▼
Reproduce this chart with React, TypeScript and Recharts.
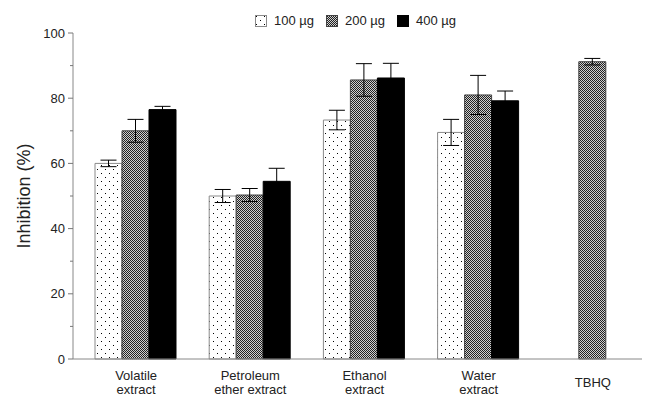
import { Bar, BarChart, ErrorBar, Legend, XAxis, YAxis } from 'recharts';

const categories = ['Volatile extract', 'Petroleum ether extract', 'Ethanol extract', 'Water extract', 'TBHQ'];
const labelLines = [['Volatile', 'extract'], ['Petroleum', 'ether extract'], ['Ethanol', 'extract'], ['Water', 'extract'], ['TBHQ']];

const v100 = [60, 50, 73.3, 69.5, null];
const e100 = [1, 2, 3, 4, null];
const v200 = [70, 50.3, 85.6, 81, 91.2];
const e200 = [3.5, 2, 5, 6, 1];
const v400 = [76.5, 54.5, 86.2, 79.2, null];
const e400 = [1, 4, 4.5, 3, null];

const yTicks = [0, 10, 20, 30, 40, 50, 60, 70, 80, 90, 100];

const seriesInfo = [
  { key: 'v100', err: 'e100', name: '100 \u00b5g', fill: 'url(#dots)', stroke: '#8a8a8a' },
  { key: 'v200', err: 'e200', name: '200 \u00b5g', fill: 'url(#checker)', stroke: '#444' },
  { key: 'v400', err: 'e400', name: '400 \u00b5g', fill: '#000', stroke: '#000' },
];

const data = categories.map((c, i) => ({
  name: c,
  v100: v100[i],
  e100: e100[i],
  v200: v200[i],
  e200: e200[i],
  v400: v400[i],
  e400: e400[i],
}));

const font = '"Liberation Sans", Arial, sans-serif';

const YTick = ({ x, y, payload }: any) => {
  const major = payload.value % 20 === 0;
  return (
    <g>
      <line x1={x - (major ? 5 : 3)} x2={x} y1={y} y2={y} stroke='#777' />
      {major && (
        <text x={x - 8} y={y} dy={4.5} textAnchor='end' fontSize={13} fill='#222' fontFamily={font}>
          {payload.value}
        </text>
      )}
    </g>
  );
};

const XTick = ({ x, y, index }: any) => {
  const lines = labelLines[index];
  const startY = lines.length === 1 ? y + 20 : y + 13;
  return (
    <text x={x} y={startY} textAnchor='middle' fontSize={13} fill='#222' fontFamily={font}>
      {lines.map((l, i) => (
        <tspan key={l} x={x} dy={i === 0 ? 0 : 14}>
          {l}
        </tspan>
      ))}
    </text>
  );
};

const LegendBox = () => (
  <div style={{ display: 'flex', justifyContent: 'center', fontFamily: font, fontSize: 13, color: '#222' }}>
    {seriesInfo.map((s) => (
      <div key={s.key} style={{ display: 'flex', alignItems: 'center', marginRight: 12 }}>
        <svg width={12} height={12} style={{ marginRight: 7 }}>
          <rect x={0.5} y={0.5} width={11} height={11} fill={s.fill} stroke={s.stroke} />
        </svg>
        <span>{s.name}</span>
      </div>
    ))}
  </div>
);

export default function App() {
  return (
    <BarChart
      width={642}
      height={390}
      data={data}
      margin={{ top: 10, right: 0, left: 0, bottom: 0 }}
      barGap={0}
      barCategoryGap={16}
    >
      <defs>
        <pattern id='dots' width={8} height={8} patternUnits='userSpaceOnUse'>
          <rect width={8} height={8} fill='#fff' />
          <rect x={1} y={1} width={1} height={1} fill='#000' />
          <rect x={5} y={5} width={1} height={1} fill='#000' />
        </pattern>
        <pattern id='checker' width={2} height={2} patternUnits='userSpaceOnUse'>
          <rect width={2} height={2} fill='#cfcfcf' />
          <rect x={0} y={0} width={1} height={1} fill='#222' />
          <rect x={1} y={1} width={1} height={1} fill='#222' />
        </pattern>
      </defs>
      <XAxis
        dataKey='name'
        height={39}
        stroke='#888'
        tickLine={false}
        tick={<XTick />}
        padding={{ left: 6, right: 0 }}
        interval={0}
      />
      <YAxis
        width={65}
        domain={[0, 100]}
        ticks={yTicks}
        stroke='#888'
        tickLine={false}
        tickSize={0}
        tickMargin={0}
        tick={<YTick />}
        interval={0}
        label={{
          value: 'Inhibition (%)',
          angle: -90,
          position: 'insideLeft',
          offset: 16,
          style: { fontFamily: font, fontSize: 18, fill: '#222', textAnchor: 'middle' },
        }}
      />
      <Legend
        verticalAlign='top'
        content={<LegendBox />}
        wrapperStyle={{ top: 5, left: 65, width: 577 }}
      />
      {seriesInfo.map((s) => (
        <Bar key={s.key} dataKey={s.key} name={s.name} fill={s.fill} stroke={s.stroke} strokeWidth={1} isAnimationActive={false}>
          <ErrorBar dataKey={s.err} width={8} stroke='#000' strokeWidth={1} />
        </Bar>
      ))}
    </BarChart>
  );
}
▲
All of the material above needs to be restated exactly, with no pictures.

* _The reply_:
Reproduce this chart with React, TypeScript and Recharts.
import { Bar, BarChart, ErrorBar, Legend, XAxis, YAxis } from 'recharts';

const categories = ['Volatile extract', 'Petroleum ether extract', 'Ethanol extract', 'Water extract', 'TBHQ'];
const labelLines = [['Volatile', 'extract'], ['Petroleum', 'ether extract'], ['Ethanol', 'extract'], ['Water', 'extract'], ['TBHQ']];

const v100 = [60, 50, 73.3, 69.5, null];
const e100 = [1, 2, 3, 4, null];
const v200 = [70, 50.3, 85.6, 81, 91.2];
const e200 = [3.5, 2, 5, 6, 1];
const v400 = [76.5, 54.5, 86.2, 79.2, null];
const e400 = [1, 4, 4.5, 3, null];

const yTicks = [0, 10, 20, 30, 40, 50, 60, 70, 80, 90, 100];

const seriesInfo = [
  { key: 'v100', err: 'e100', name: '100 \u00b5g', fill: 'url(#dots)', stroke: '#8a8a8a' },
  { key: 'v200', err: 'e200', name: '200 \u00b5g', fill: 'url(#checker)', stroke: '#444' },
  { key: 'v400', err: 'e400', name: '400 \u00b5g', fill: '#000', stroke: '#000' },
];

const data = categories.map((c, i) => ({
  name: c,
  v100: v100[i],
  e100: e100[i],
  v200: v200[i],
  e200: e200[i],
  v400: v400[i],
  e400: e400[i],
}));

const font = '"Liberation Sans", Arial, sans-serif';

const YTick = ({ x, y, payload }: any) => {
  const major = payload.value % 20 === 0;
  return (
    <g>
      <line x1={x - (major ? 5 : 3)} x2={x} y1={y} y2={y} stroke='#777' />
      {major && (
        <text x={x - 8} y={y} dy={4.5} textAnchor='end' fontSize={13} fill='#222' fontFamily={font}>
          {payload.value}
        </text>
      )}
    </g>
  );
};

const XTick = ({ x, y, index }: any) => {
  const lines = labelLines[index];
  const startY = lines.length === 1 ? y + 20 : y + 13;
  return (
    <text x={x} y={startY} textAnchor='middle' fontSize={13} fill='#222' fontFamily={font}>
      {lines.map((l, i) => (
        <tspan key={l} x={x} dy={i === 0 ? 0 : 14}>
          {l}
        </tspan>
      ))}
    </text>
  );
};

const LegendBox = () => (
  <div style={{ display: 'flex', justifyContent: 'center', fontFamily: font, fontSize: 13, color: '#222' }}>
    {seriesInfo.map((s) => (
      <div key={s.key} style={{ display: 'flex', alignItems: 'center', marginRight: 12 }}>
        <svg width={12} height={12} style={{ marginRight: 7 }}>
          <rect x={0.5} y={0.5} width={11} height={11} fill={s.fill} stroke={s.stroke} />
        </svg>
        <span>{s.name}</span>
      </div>
    ))}
  </div>
);

export default function App() {
  return (
    <BarChart
      width={642}
      height={390}
      data={data}
      margin={{ top: 10, right: 0, left: 0, bottom: 0 }}
      barGap={0}
      barCategoryGap={16}
    >
      <defs>
        <pattern id='dots' width={8} height={8} patternUnits='userSpaceOnUse'>
          <rect width={8} height={8} fill='#fff' />
          <rect x={1} y={1} width={1} height={1} fill='#000' />
          <rect x={5} y={5} width={1} height={1} fill='#000' />
        </pattern>
        <pattern id='checker' width={2} height={2} patternUnits='userSpaceOnUse'>
          <rect width={2} height={2} fill='#cfcfcf' />
          <rect x={0} y={0} width={1} height={1} fill='#222' />
          <rect x={1} y={1} width={1} height={1} fill='#222' />
        </pattern>
      </defs>
      <XAxis
        dataKey='name'
        height={39}
        stroke='#888'
        tickLine={false}
        tick={<XTick />}
        padding={{ left: 6, right: 0 }}
        interval={0}
      />
      <YAxis
        width={65}
        domain={[0, 100]}
        ticks={yTicks}
        stroke='#888'
        tickLine={false}
        tickSize={0}
        tickMargin={0}
        tick={<YTick />}
        interval={0}
        label={{
          value: 'Inhibition (%)',
          angle: -90,
          position: 'insideLeft',
          offset: 16,
          style: { fontFamily: font, fontSize: 18, fill: '#222', textAnchor: 'middle' },
        }}
      />
      <Legend
        verticalAlign='top'
        content={<LegendBox />}
        wrapperStyle={{ top: 5, left: 65, width: 577 }}
      />
      {seriesInfo.map((s) => (
        <Bar key={s.key} dataKey={s.key} name={s.name} fill={s.fill} stroke={s.stroke} strokeWidth={1} isAnimationActive={false}>
          <ErrorBar dataKey={s.err} width={8} stroke='#000' strokeWidth={1} />
        </Bar>
      ))}
    </BarChart>
  );
}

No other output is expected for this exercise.